Equal Opportunity Scam

CORE Hustles White Firms With Race

The help-wanted ad in a local paper said the job was working for a national fundraiser. It was right up Phil Cooper's alley. After several decades at a major corporation, he was given a severance package and a decent pension in 2000. But he still needed to work to make ends meet. So last April he went to the third floor at 817 Broadway and filled out an application. The ad didn't say so, and Cooper (not his real name) didn't realize he was applying for a job at the Congress of Racial Equality (CORE), run by Roy Innis, the controversial Republican who recently called for the Justice Department to investigate mosques attended by African Americans for potential terrorist recruitment.

"I didn't know CORE was in the fundraising business," says Cooper, who as a young man marched with Reverend Martin Luther King Jr. in New York City. At a preliminary interview, he was told they were fundraising for Project Independence, "a welfare reform program."

Cooper was offered a job on the spot. On his first day, he was handed a written pitch from which he was to work. "There was a coach, Reuben Rivers," recalls Cooper, "and a portable box in everyone's cubicle so that Rivers could pick up and listen to the call. It was very confusing at times, because we had to stop listening to the person on the phone and listen to him." Rivers, he says, was making sure each telemarketer in CORE's cramped "boiler room" was sticking to the script.

"This is (Name of Caller) with the Equal Opportunity Affairs Department of CORE. Who is the owner or president there now?"Once the person on the other end, usually a secretary, asked the subject of the call, the CORE operative replied, "The matter of which I am calling is of a very sensitive nature and I am not at liberty to go into detail with anyone but the owner or president. May I have his name so I may address him properly please."

"Some people cut us off at the pass," says Cooper. "They ended the call. They didn't want to be bothered. But for those who stayed on the line, we were told to say this was a civic matter. A lot of people interpreted civic for civil and thought it was a legal matter." The script gave 10 solicitation avenues, called rebuttals.
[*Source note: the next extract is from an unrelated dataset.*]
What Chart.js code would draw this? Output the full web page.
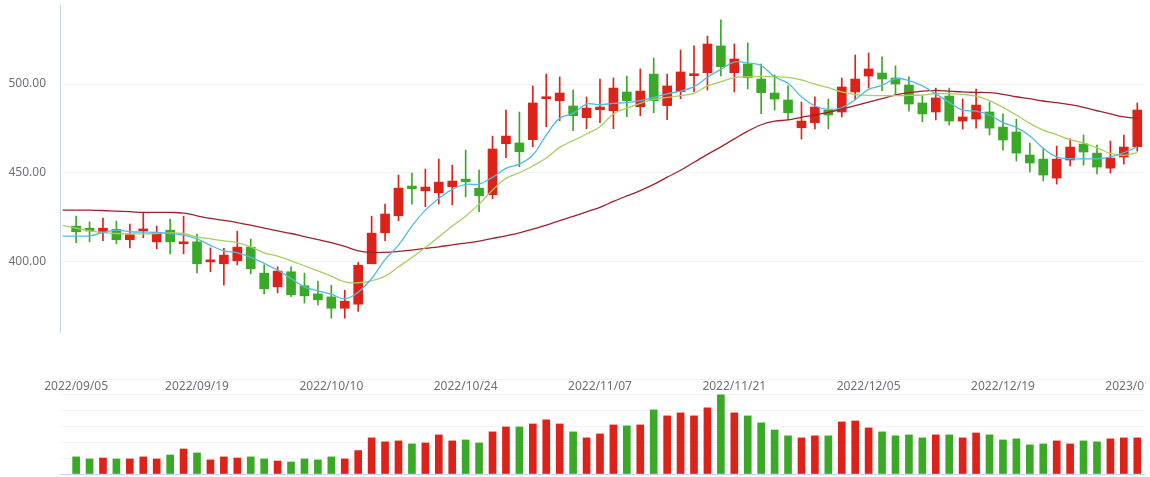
<!DOCTYPE html>
<html>
<head>
<meta charset="utf-8">
<script src="https://cdn.jsdelivr.net/npm/chart.js@4.4.0/dist/chart.umd.min.js"></script>
<style>
    body { margin: 0; background: #fff; }
    #kWrap { position: absolute; left: 0; top: 0; width: 1150px; height: 340px; }
    #volClip { position: absolute; left: 0; top: 340px; width: 1146px; height: 137px; overflow: hidden; }
    #volWrap { position: relative; width: 1200px; height: 137px; }
</style>
</head>
<body>
<div id="kWrap"><canvas id="kChart"></canvas></div>
<div id="volClip"><div id="volWrap"><canvas id="volChart"></canvas></div></div>
<script>
// trading days, the first one only carries the moving averages
var dates = ['2022/09/02',
    '2022/09/05', '2022/09/06', '2022/09/07', '2022/09/08', '2022/09/09', '2022/09/13', '2022/09/14', '2022/09/15', '2022/09/16',
    '2022/09/19', '2022/09/20', '2022/09/21', '2022/09/22', '2022/09/23', '2022/09/26', '2022/09/27', '2022/09/28', '2022/09/29', '2022/09/30',
    '2022/10/10', '2022/10/11', '2022/10/12', '2022/10/13', '2022/10/14', '2022/10/17', '2022/10/18', '2022/10/19', '2022/10/20', '2022/10/21',
    '2022/10/24', '2022/10/25', '2022/10/26', '2022/10/27', '2022/10/28', '2022/10/31', '2022/11/01', '2022/11/02', '2022/11/03', '2022/11/04',
    '2022/11/07', '2022/11/08', '2022/11/09', '2022/11/10', '2022/11/11', '2022/11/14', '2022/11/15', '2022/11/16', '2022/11/17', '2022/11/18',
    '2022/11/21', '2022/11/22', '2022/11/23', '2022/11/24', '2022/11/25', '2022/11/28', '2022/11/29', '2022/11/30', '2022/12/01', '2022/12/02',
    '2022/12/05', '2022/12/06', '2022/12/07', '2022/12/08', '2022/12/09', '2022/12/12', '2022/12/13', '2022/12/14', '2022/12/15', '2022/12/16',
    '2022/12/19', '2022/12/20', '2022/12/21', '2022/12/22', '2022/12/23', '2022/12/26', '2022/12/27', '2022/12/28', '2022/12/29', '2022/12/30',
    '2023/01/03'];

var tickDates = ['2022/09/05', '2022/09/19', '2022/10/10', '2022/10/24', '2022/11/07', '2022/11/21', '2022/12/05', '2022/12/19', '2023/01/03'];
var priceTicks = [400, 450, 500];

var open = [null,
    419.8, 418.6, 416.0, 417.9, 412.1, 417.1, 410.9, 417.5, 409.8, 410.9,
    399.6, 398.5, 400.2, 407.9, 393.2, 385.5, 394.0, 386.1, 381.5, 379.8,
    373.4, 375.7, 398.5, 416.0, 425.6, 442.4, 439.7, 438.6, 442.0, 446.3,
    441.2, 437.5, 466.3, 466.7, 468.6, 491.7, 490.6, 487.6, 481.0, 485.5,
    484.9, 495.5, 487.2, 505.6, 487.8, 495.7, 504.7, 506.4, 521.5, 506.4,
    511.3, 502.8, 494.9, 491.0, 475.3, 478.2, 485.3, 484.2, 495.5, 504.5,
    506.2, 503.4, 499.4, 489.3, 484.2, 493.2, 479.1, 480.2, 484.2, 475.7,
    472.9, 459.9, 457.6, 446.9, 457.1, 466.1, 461.0, 452.5, 458.8, 464.6];
var close = [null,
    416.6, 417.0, 418.6, 412.1, 414.9, 417.9, 416.2, 410.9, 410.7, 398.5,
    400.6, 403.4, 407.9, 395.7, 384.4, 394.4, 381.0, 380.4, 378.2, 373.4,
    377.4, 397.7, 415.8, 426.6, 441.2, 440.9, 441.8, 444.6, 445.2, 444.8,
    436.9, 463.3, 470.6, 461.8, 489.3, 492.7, 494.9, 482.1, 486.4, 487.0,
    497.7, 490.6, 496.0, 490.6, 498.9, 506.8, 505.6, 522.6, 509.8, 514.1,
    503.6, 495.1, 491.5, 483.8, 479.1, 487.0, 482.5, 498.3, 502.8, 508.5,
    502.8, 500.0, 488.7, 483.1, 492.1, 479.1, 481.4, 488.1, 475.1, 468.4,
    461.0, 455.4, 448.6, 457.6, 464.4, 461.6, 453.1, 458.2, 464.4, 485.3];
var high = [null,
    425.4, 422.2, 424.3, 422.6, 420.9, 427.3, 419.8, 423.7, 425.4, 415.3,
    407.5, 407.2, 416.9, 412.4, 397.9, 396.8, 396.8, 393.2, 388.7, 386.4,
    383.6, 399.2, 425.4, 432.2, 448.6, 449.7, 452.0, 457.6, 454.2, 462.7,
    451.4, 470.6, 485.3, 484.2, 498.9, 505.6, 504.0, 496.6, 492.7, 502.8,
    503.4, 504.5, 508.5, 514.7, 505.6, 519.2, 521.5, 527.1, 536.2, 522.6,
    523.2, 511.3, 505.1, 498.9, 489.8, 492.7, 491.5, 503.4, 516.4, 517.5,
    515.3, 510.2, 504.0, 493.2, 497.7, 497.7, 491.5, 497.2, 489.8, 483.1,
    480.2, 466.7, 463.1, 465.0, 469.0, 471.2, 465.5, 467.8, 471.2, 489.3];
var low = [null,
    410.4, 410.9, 411.5, 409.8, 407.5, 413.2, 407.0, 404.1, 404.1, 393.4,
    394.0, 386.4, 397.9, 392.8, 381.5, 382.1, 379.9, 376.3, 375.3, 367.8,
    367.8, 371.6, 400.8, 411.5, 422.8, 432.2, 430.7, 432.2, 431.8, 436.3,
    427.9, 435.2, 458.4, 453.3, 464.6, 475.9, 479.3, 473.6, 474.8, 478.2,
    474.8, 481.5, 482.1, 483.8, 479.8, 491.7, 495.7, 496.6, 504.5, 495.5,
    497.2, 483.2, 485.3, 479.7, 468.9, 474.6, 474.6, 481.4, 491.0, 497.7,
    496.2, 494.4, 484.7, 478.7, 479.7, 476.8, 474.6, 475.1, 471.2, 462.7,
    456.5, 450.3, 445.2, 443.5, 453.7, 454.2, 449.2, 449.7, 454.8, 462.1];

// volume, in units of one grid step
var volume = [null,
    1.08, 0.95, 1.01, 0.95, 0.95, 1.08, 0.95, 1.20, 1.58, 1.33,
    0.89, 1.08, 1.01, 1.08, 0.95, 0.82, 0.76, 0.95, 0.89, 1.08,
    0.95, 1.48, 2.28, 2.03, 2.09, 1.90, 1.96, 2.47, 2.09, 2.15,
    1.96, 2.66, 2.97, 2.97, 3.16, 3.42, 3.16, 2.66, 2.28, 2.53,
    3.10, 3.04, 3.10, 4.05, 3.67, 3.86, 3.67, 4.18, 5.00, 3.86,
    3.67, 3.23, 2.78, 2.41, 2.28, 2.41, 2.41, 3.29, 3.35, 2.91,
    2.66, 2.41, 2.47, 2.28, 2.47, 2.47, 2.28, 2.59, 2.47, 2.15,
    2.22, 1.84, 1.90, 2.09, 1.90, 2.09, 2.03, 2.22, 2.28, 2.28];

var ma5 = [414.1,
    414.1, 414.3, 416.2, 417.5, 416.6, 416.4, 416.2, 415.6, 414.7, 412.6,
    408.9, 405.8, 404.7, 402.1, 398.7, 394.9, 390.2, 385.5, 383.2, 381.4,
    378.7, 382.5, 390.2, 400.9, 409.0, 419.8, 428.8, 435.4, 440.5, 443.3,
    443.5, 447.3, 452.4, 454.8, 459.9, 471.2, 480.6, 483.4, 488.7, 488.3,
    489.1, 489.5, 490.6, 492.5, 494.4, 496.0, 498.5, 503.8, 508.3, 512.4,
    511.9, 510.4, 504.1, 500.4, 492.8, 487.6, 485.7, 486.6, 491.3, 497.0,
    499.2, 503.0, 501.9, 498.9, 494.4, 489.6, 485.3, 484.7, 482.5, 478.2,
    475.5, 470.6, 463.7, 458.9, 457.8, 457.8, 457.8, 458.9, 461.2, 464.6];
var ma10 = [420.2,
    418.6, 417.1, 416.2, 415.6, 415.4, 415.4, 415.6, 416.0, 415.6, 413.7,
    412.6, 411.5, 410.5, 408.1, 404.7, 402.8, 400.2, 397.4, 394.5, 391.5,
    388.3, 387.8, 388.9, 391.5, 396.8, 402.1, 407.7, 413.7, 419.8, 425.4,
    432.2, 440.1, 446.7, 449.9, 453.7, 458.2, 464.2, 468.0, 471.8, 475.9,
    483.1, 486.4, 489.1, 491.3, 492.5, 493.4, 494.7, 498.9, 501.3, 503.6,
    504.1, 504.3, 504.1, 503.8, 502.3, 500.0, 497.9, 495.5, 494.0, 493.6,
    493.4, 493.4, 493.6, 493.8, 494.5, 494.5, 494.2, 493.2, 490.6, 486.8,
    482.5, 477.8, 474.0, 471.4, 468.6, 466.7, 464.0, 460.8, 459.7, 461.2];
var ma30 = [428.8,
    428.8, 428.8, 428.6, 428.2, 427.9, 427.5, 427.5, 427.5, 427.1, 425.6,
    424.1, 423.0, 421.8, 420.3, 418.6, 417.1, 415.6, 413.9, 412.2, 410.4,
    408.3, 405.8, 404.9, 405.0, 405.5, 406.2, 407.2, 408.1, 409.2, 410.2,
    411.3, 412.8, 414.3, 416.0, 418.1, 420.3, 422.9, 425.3, 427.8, 430.4,
    433.7, 436.8, 439.8, 443.3, 447.4, 451.3, 455.8, 460.3, 464.5, 469.0,
    473.4, 477.0, 479.0, 479.7, 481.2, 482.5, 484.0, 485.9, 487.8, 489.8,
    491.7, 493.8, 495.1, 496.0, 496.4, 496.0, 495.5, 495.3, 495.1, 494.2,
    492.8, 491.7, 490.4, 489.5, 488.3, 486.8, 484.9, 483.1, 481.5, 480.6];

var UP = '#dc2219';
var DOWN = '#3aa927';
var GRID = '#eff2f6';
var AXIS = '#c7d6ea';
var LABEL = '#6e7079';
var FONT = { family: 'Noto Sans', size: 12 };
var X_MIN = -0.2, X_MAX = 80.5;

var kBody = [], kWick = [], kColor = [], volData = [];
for (var i = 0; i < dates.length; i++) {
    if (open[i] == null) continue;
    kBody.push({ x: i, y: [open[i], close[i]] });
    kWick.push({ x: i, y: [low[i], high[i]] });
    kColor.push(close[i] >= open[i] ? UP : DOWN);
    volData.push({ x: i, y: volume[i] });
}

var maLine = function (arr) {
    return arr.map(function (v, i) { return { x: i, y: v }; });
};

var lineSet = function (label, arr, color) {
    return {
        type: 'line', label: label, data: maLine(arr),
        borderColor: color, borderWidth: 1.3, pointRadius: 0,
        tension: 0.4, order: 0
    };
};

new Chart(document.getElementById('kChart'), {
    type: 'bar',
    data: {
        datasets: [
            lineSet('MA5', ma5, '#52bbdf'),
            lineSet('MA10', ma10, '#a8ce60'),
            lineSet('MA30', ma30, '#a1202b'),
            { label: 'wick', data: kWick, backgroundColor: kColor, barThickness: 1, grouped: false, order: 2 },
            { label: 'body', data: kBody, backgroundColor: kColor, barThickness: 9, minBarLength: 2, grouped: false, order: 1 }
        ]
    },
    options: {
        responsive: true,
        maintainAspectRatio: false,
        animation: false,
        layout: { padding: { left: 0, right: 6, top: 5, bottom: 8 } },
        plugins: { legend: { display: false }, tooltip: { enabled: false } },
        scales: {
            x: { type: 'linear', min: X_MIN, max: X_MAX, offset: false, display: false },
            y: {
                min: 360, max: 544.6,
                afterBuildTicks: function (s) { s.ticks = priceTicks.map(function (v) { return { value: v }; }); },
                afterFit: function (s) {
                    s.width = 60;
                    // the labels sit well inside the range, no extra room needed
                    s.paddingTop = 0;
                    s.paddingBottom = 0;
                },
                grid: { color: GRID, drawTicks: false },
                border: { color: AXIS },
                ticks: { padding: 14, color: LABEL, font: FONT, callback: function (v) { return v.toFixed(2); } }
            }
        }
    }
});

new Chart(document.getElementById('volChart'), {
    type: 'bar',
    data: {
        datasets: [{ label: 'volume', data: volData, backgroundColor: kColor, barThickness: 7 }]
    },
    options: {
        responsive: true,
        maintainAspectRatio: false,
        animation: false,
        layout: { padding: { left: 60, right: 56, top: 39, bottom: 3 } },
        plugins: { legend: { display: false }, tooltip: { enabled: false } },
        scales: {
            x: {
                type: 'linear', min: X_MIN, max: X_MAX, offset: false,
                grid: { display: false, drawTicks: false },
                ticks: { display: false },
                border: { color: AXIS }
            },
            x2: {
                type: 'linear', position: 'top', min: X_MIN, max: X_MAX, offset: false,
                grid: { display: false, drawTicks: false },
                border: { display: false },
                afterBuildTicks: function (s) {
                    s.ticks = tickDates.map(function (d) { return { value: dates.indexOf(d) }; });
                },
                ticks: {
                    mirror: true, padding: 0, maxRotation: 0, autoSkip: false,
                    color: LABEL, font: FONT,
                    callback: function (v) { return dates[v]; }
                }
            },
            y: {
                min: 0, max: 6,
                afterFit: function (s) { s.width = 0; },
                ticks: { display: false, stepSize: 1 },
                grid: { color: GRID, drawTicks: false },
                border: { display: false }
            }
        }
    }
});
</script>
</body>
</html>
If someone said they had a committee or a board of directors that reviewed requests for money, rebuttal A was used: "We're asking you to make a decision not from your company policy but form[sic] your heart. Those in need don't know about boards, committees, or company policies. They depend upon people like you and me who are concerned enough about them to make decisions . . . So will you support CORE with the __ dollars? The procedure is, first we send you a pledge invoice and our letter of thanks, and of course, your beautiful patron membership certificate, OK ?"

While some of the rebuttals seem more pathetic than coercive, the $495 "patron membership pitch" is much more cynical. "The reason for the call is, we're setting up CORE's annual patron membership drive, and I want to bring you up to date about your status with CORE . . . OK? I'll tell you what's happened here. Our people in the field receive recommendations, as well as complaints about the fair hiring practices and attitudes of companies in many areas across the country. I'm happy to report that we have received no complaints about you or your company. We hope this means that you're in full compliance in letter, but most importantly, in spirit."

"I construed it as a racial hustle," says Cooper, who lasted five months. "I considered it a professional hustle." The firms called were from a list supplied by Dun & Bradstreet, which received a nominal fee for each telephone number. "They don't know and they don't care," says Cooper. And he's not alone. Alfred Mohammed's tenure was only two months, but he deemed the hiring-practices lines a ruse. "They were using the race card to hustle money from people."

Ethical or moral questions at CORE have been raised as far back as 1976, when the state received complaints that CORE was browbeating companies into donations. In 1981, the state accused CORE of illegal fundraising practices, questioning the way the group represented itself. Under a settlement agreement, Innis, CORE's chairman, admitted no wrongdoing, but had to pay $35,000 to CORE out of his own funds. Innis charged racism.

While Innis professes that CORE maintains community projects, on closer scrutiny these often turn out to be nothing more than paper programs. He has never seemed to care much about public criticism. In 1977, in response to complaints from former CORE leaders, he told The Washington Post: "These guys are bitter. They will use whatever means are at their command to destroy us."

Still, James Farmer, who founded CORE in 1942, told New York Newsday10 years ago, "CORE has no functioning chapters; it holds no conventions, no elections, no meetings, sets no policies, has no social programs and does no fund-raising. In my opinion, CORE is fraudulent."